Georgia Hours Worked




Hours worked

Georgia’s minimum wage law does not address when an employee’s time must be counted as hours worked for calculating wages. However, because most employees working in Georgia are subject to the federal Fair Labor Standards Act, the definition of hours worked set forth in that law would apply.



Workweek

Georgia’s minimum wage law does not address what constitutes a workweek. However, because most employees working in Georgia are subject to the federal Fair Labor Standards Act, the definition of workweek set forth in that law would apply.





Waiting time

Georgia’s minimum wage law does not address when an employer must count waiting time as hours worked for purposes of minimum wage and overtime requirements. However, because most employees working in Georgia are subject to the federal Fair Labor Standards Act, the definition of waiting time set forth in that law would apply.



On-call time

Georgia’s minimum wage law does not address when an employer must count on-call time as hours worked for purposes of minimum wage and overtime requirements. However, because most employees working in Georgia are subject to the federal Fair Labor Standards Act, the definition of on-call time set forth in that law would apply.



Sleeping time

Georgia’s minimum wage law does not address when an employer must count sleeping time as hours worked for purposes of minimum wage and overtime requirements. However, because most employees working in Georgia are subject to the federal Fair Labor Standards Act, the definition of sleeping time set forth in that law would apply.



Travel time

Georgia’s minimum wage law does not address when an employer must count travel time as hours worked for purposes of minimum wage and overtime requirements. However, because most employees working in Georgia are subject to the federal Fair Labor Standards Act, the definition of travel time set forth in that law would apply.
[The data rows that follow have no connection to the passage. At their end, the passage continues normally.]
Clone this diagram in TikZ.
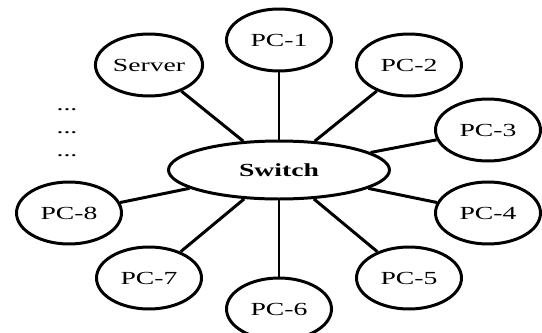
\documentclass[tikz,border=0pt]{standalone}
\usepackage{fontspec}
\setmainfont[FakeStretch=1.5]{Liberation Serif}
\usepackage{tikz}
\usetikzlibrary{shapes.geometric}

\begin{document}
\begin{tikzpicture}[x=0.02cm, y=-0.02cm]
                \useasboundingbox (0,0) rectangle (542,332);
                \begin{scope}[every node/.style={line width=1.7pt, draw, ellipse, minimum width=2.1cm, minimum height=1.24cm, inner sep=1, font=\fontsize{10.5}{12}\selectfont}]
                        \node (Sw) at (279,170) [minimum width=4.42cm, minimum height=1.16cm] {\textbf{Switch}};
                        \node (Srv) at (149,65) {Server};
                        \node (PC1) at (279,40) {PC-1};
                        \node (PC2) at (409,65) {PC-2};
                        \node (PC3) at (488,130) {PC-3};
                        \node (PC4) at (488,213) {PC-4};
                        \node (PC5) at (409,278) {PC-5};
                        \node (PC6) at (279,309) {PC-6};
                        \node (PC7) at (149,278) {PC-7};
                        \node (PC8) at (69,213) {PC-8};
                \end{scope}
                \begin{scope}[every node/.style={draw=none, inner sep=0pt, font=\fontsize{10.5}{12}\selectfont}]
                        \node (D1) at (67,110) {...};
                        \node (D2) at (67,133) {...};
                        \node (D3) at (67,156) {...};
                \end{scope}
                \begin{scope}[every path/.style={line width=1.7pt}]
                        \path (Sw) edge (Srv);
                        \path (Sw) edge (PC1);
                        \path (Sw) edge (PC2);
                        \path (Sw) edge (PC3);
                        \path (Sw) edge (PC4);
                        \path (Sw) edge (PC5);
                        \path (Sw) edge (PC6);
                        \path (Sw) edge (PC7);
                        \path (Sw) edge (PC8);
                \end{scope}
        \end{tikzpicture}
\end{document}
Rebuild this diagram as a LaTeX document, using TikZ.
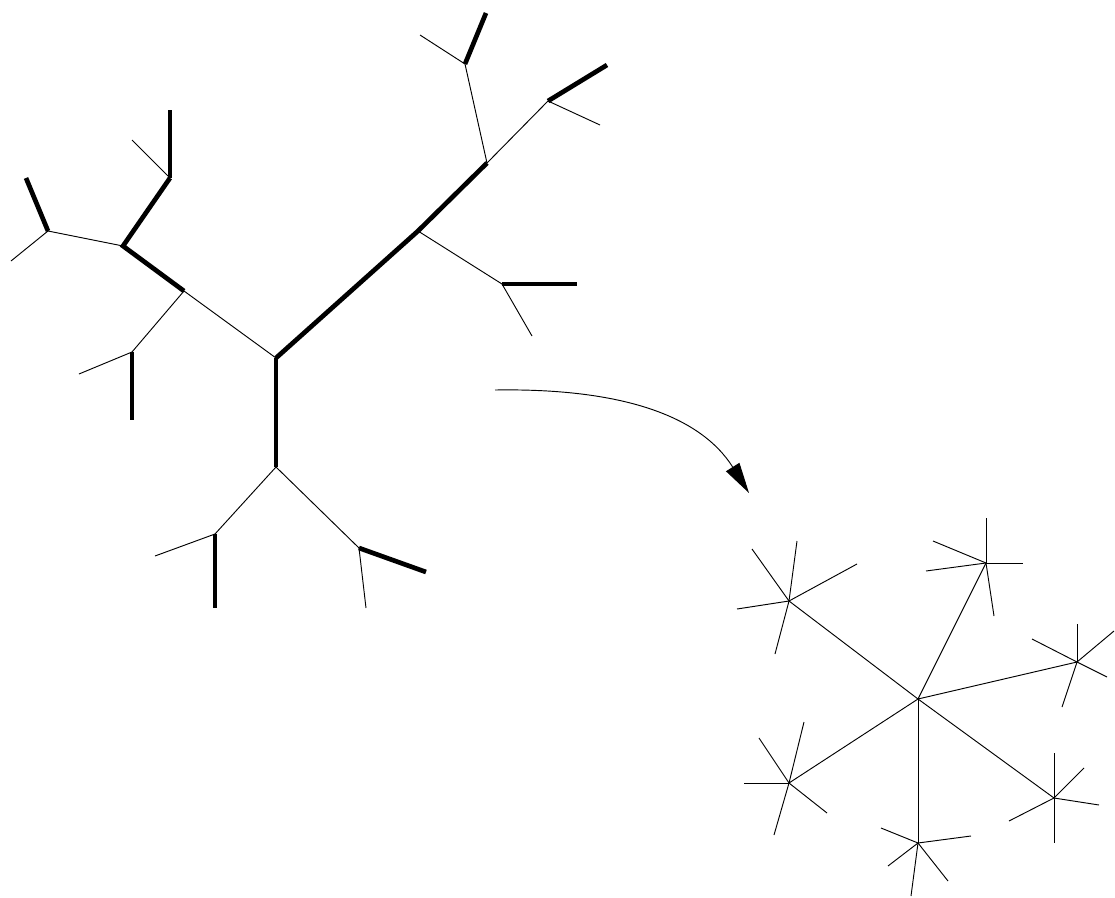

Meeting, lecture, and training time

Georgia’s minimum wage law does not address when an employer must count meeting, lecture, or training time as hours worked for purposes of minimum wage and overtime requirements. However, because most employees working in Georgia are subject to the federal Fair Labor Standards Act, the definition of meeting, lecture, and training timemeeting time set forth in that law would apply.



Show up or reporting time

Georgia law does not require employers to pay employees for reporting or showing up to work if no work is performed. An employer is also not required to pay an employee a minimum number of hours if the employer dismisses the employee from work prior to completing their scheduled shift. Employers are only required to pay employees for hours actually worked.